What is the difference between a Head of HR and an HR Director?

An HR Director oversees a specific HR function (talent acquisition, compensation, L&D) and reports to the Head of HR. The Head of HR oversees all HR functions, sets the overall people strategy, and serves as the executive-level HR leader. In smaller companies, these roles may be combined.

How much experience do you need to become a Head of HR?

Most Heads of HR have 8-15 years of progressive HR experience. At startups, this can be shorter (5-8 years) if the candidate demonstrates strong business acumen and leadership capability. At large enterprises, VP of HR or CHRO positions require 15-20+ years of experience.

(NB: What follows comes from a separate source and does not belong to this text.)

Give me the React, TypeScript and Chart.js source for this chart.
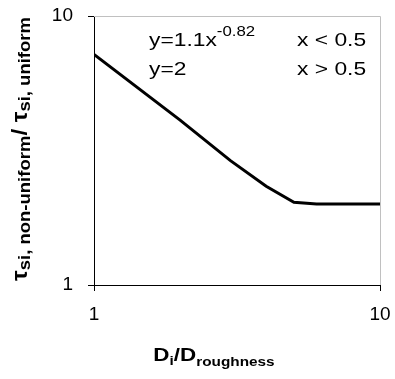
import React, { useEffect, useRef } from 'react';
import { Chart, registerables } from 'chart.js';

Chart.register(...registerables);

// Data (log-log)
const ratioX: number[] = [1, 2, 3, 4, 5, 6, 7, 8, 9, 10];
const tauRatio: number[] = [7.2, 4.1, 2.9, 2.33, 2.03, 2.0, 2.0, 2.0, 2.0, 2.0];
const xTickValues: number[] = [1, 10];
const yTickValues: number[] = [1, 10];

const eqLine1 = 'y=1.1x';
const eqLine1Sup = '-0.82';
const eqLine1Cond = 'x < 0.5';
const eqLine2 = 'y=2';
const eqLine2Cond = 'x > 0.5';

const FONT = '"Liberation Sans", Arial, Helvetica, sans-serif';
const STRETCH = 1.2;

type Seg = { t: string; size: number; dy: number };

function drawSegs(ctx: CanvasRenderingContext2D, segs: Seg[], x: number, y: number, bold: boolean) {
  let cx = x;
  for (const s of segs) {
    ctx.font = `${bold ? 'bold ' : ''}${s.size}px ${FONT}`;
    ctx.fillText(s.t, cx, y + s.dy);
    cx += ctx.measureText(s.t).width;
  }
}
function segsWidth(ctx: CanvasRenderingContext2D, segs: Seg[], bold: boolean) {
  let w = 0;
  for (const s of segs) {
    ctx.font = `${bold ? 'bold ' : ''}${s.size}px ${FONT}`;
    w += ctx.measureText(s.t).width;
  }
  return w;
}
function stretchedText(ctx: CanvasRenderingContext2D, t: string, x: number, y: number, font: string) {
  ctx.save();
  ctx.font = font;
  ctx.translate(x, y);
  ctx.scale(STRETCH, 1);
  ctx.fillText(t, 0, 0);
  const w = ctx.measureText(t).width * STRETCH;
  ctx.restore();
  return w;
}

const decorPlugin = {
  id: 'decor',
  afterDraw(chart: any) {
    const ctx: CanvasRenderingContext2D = chart.ctx;
    const a = chart.chartArea;
    ctx.save();
    // light frame on top/right
    ctx.strokeStyle = '#c0c0c0';
    ctx.lineWidth = 1;
    ctx.beginPath();
    ctx.moveTo(a.left, a.top + 0.5);
    ctx.lineTo(a.right + 0.5, a.top + 0.5);
    ctx.lineTo(a.right + 0.5, a.bottom);
    ctx.stroke();

    ctx.fillStyle = '#000';
    ctx.textBaseline = 'alphabetic';
    ctx.textAlign = 'left';
    // equation annotation
    const big = `19px ${FONT}`;
    const w1 = stretchedText(ctx, eqLine1, 149, 46, big);
    stretchedText(ctx, eqLine1Sup, 149 + w1, 36, `14px ${FONT}`);
    stretchedText(ctx, eqLine1Cond, 297, 46, big);
    stretchedText(ctx, eqLine2, 149, 75, big);
    stretchedText(ctx, eqLine2Cond, 297, 75, big);

    // x axis title
    const xs: Seg[] = [
      { t: 'D', size: 19, dy: 0 },
      { t: 'i', size: 13, dy: 4 },
      { t: '/D', size: 19, dy: 0 },
      { t: 'roughness', size: 13, dy: 5 },
    ];
    const xw = segsWidth(ctx, xs, true) * 1.18;
    ctx.save();
    ctx.translate(214 - xw / 2, 361);
    ctx.scale(1.18, 1);
    drawSegs(ctx, xs, 0, 0, true);
    ctx.restore();

    // y axis title (rotated)
    const ys: Seg[] = [
      { t: 'τ', size: 22, dy: 0 },
      { t: 'si, non-uniform', size: 17, dy: 3 },
      { t: '/ ', size: 22, dy: 0 },
      { t: 'τ', size: 22, dy: 0 },
      { t: 'si, uniform', size: 17, dy: 3 },
    ];
    const yw = segsWidth(ctx, ys, true);
    const targetLen = 264;
    const k = targetLen / yw;
    ctx.save();
    ctx.translate(27, 149);
    ctx.rotate(-Math.PI / 2);
    ctx.scale(k, 1);
    drawSegs(ctx, ys, -yw / 2, 0, true);
    ctx.restore();
    ctx.restore();
  },
};

export default function App() {
  const ref = useRef<HTMLCanvasElement | null>(null);
  useEffect(() => {
    document.body.style.margin = '0';
    const canvas = ref.current!;
    const chart = new Chart(canvas, {
      type: 'line',
      data: {
        datasets: [
          {
            data: ratioX.map((x, i) => ({ x, y: tauRatio[i] })),
            borderColor: '#000',
            borderWidth: 3,
            pointRadius: 0,
            tension: 0,
            fill: false,
          },
        ],
      },
      options: {
        animation: false,
        responsive: false,
        events: [],
        layout: { padding: { top: 16, right: 15, left: 0, bottom: 0 } },
        plugins: { legend: { display: false }, tooltip: { enabled: false }, title: { display: false } },
        scales: {
          x: {
            type: 'logarithmic',
            min: 1,
            max: 10,
            afterBuildTicks: (s: any) => { s.ticks = xTickValues.map((v) => ({ value: v })); },
            afterFit: (s: any) => { s.height = 94; s.paddingLeft = 0; s.paddingRight = 0; },
            ticks: {
              autoSkip: false,
              maxRotation: 0,
              padding: 12,
              color: '#000',
              font: { family: FONT, size: 19 },
              callback: (v: any) => String(v),
            },
            grid: { drawOnChartArea: false, drawTicks: true, tickLength: 6, color: '#000' },
            border: { display: true, color: '#000', width: 1 },
          },
          y: {
            type: 'logarithmic',
            min: 1,
            max: 10,
            afterBuildTicks: (s: any) => { s.ticks = yTickValues.map((v) => ({ value: v })); },
            afterFit: (s: any) => { s.width = 94; s.paddingTop = 0; s.paddingBottom = 0; },
            ticks: {
              autoSkip: false,
              padding: 15,
              color: '#000',
              font: { family: FONT, size: 19 },
              callback: (v: any) => String(v),
            },
            grid: { drawOnChartArea: false, drawTicks: true, tickLength: 6, color: '#000' },
            border: { display: true, color: '#000', width: 1 },
          },
        },
      },
      plugins: [decorPlugin],
    });
    return () => chart.destroy();
  }, []);
  return (
    <div style={{ position: 'absolute', left: 0, top: 0, width: 395, height: 379, background: '#fff' }}>
      <canvas ref={ref} width={395} height={379} />
    </div>
  );
}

Is the Head of HR a stressful job?

Yes. The Head of HR manages sensitive situations (terminations, investigations, layoffs), navigates organizational politics, advocates for employee wellbeing while supporting business objectives, and operates with high visibility. Burnout is a real risk. The most sustainable Heads of HR set clear boundaries, build strong teams to share the load, and have their own support systems.

What does a typical day look like for a Head of HR?

A typical day includes leadership team meetings, 1:1s with direct reports, reviewing HR metrics and dashboards, advising managers on people issues, working on strategic projects (compensation reviews, org design, workforce planning), handling escalated employee relations situations, and meeting with external partners (recruiters, benefits brokers, consultants).

Can you become a Head of HR without an HR degree?

Yes. Many successful Heads of HR have degrees in business, psychology, organizational development, or other fields. Some come from operations, consulting, or business leadership backgrounds. What matters most is a combination of HR knowledge, business understanding, leadership ability, and the judgment to handle sensitive people situations effectively.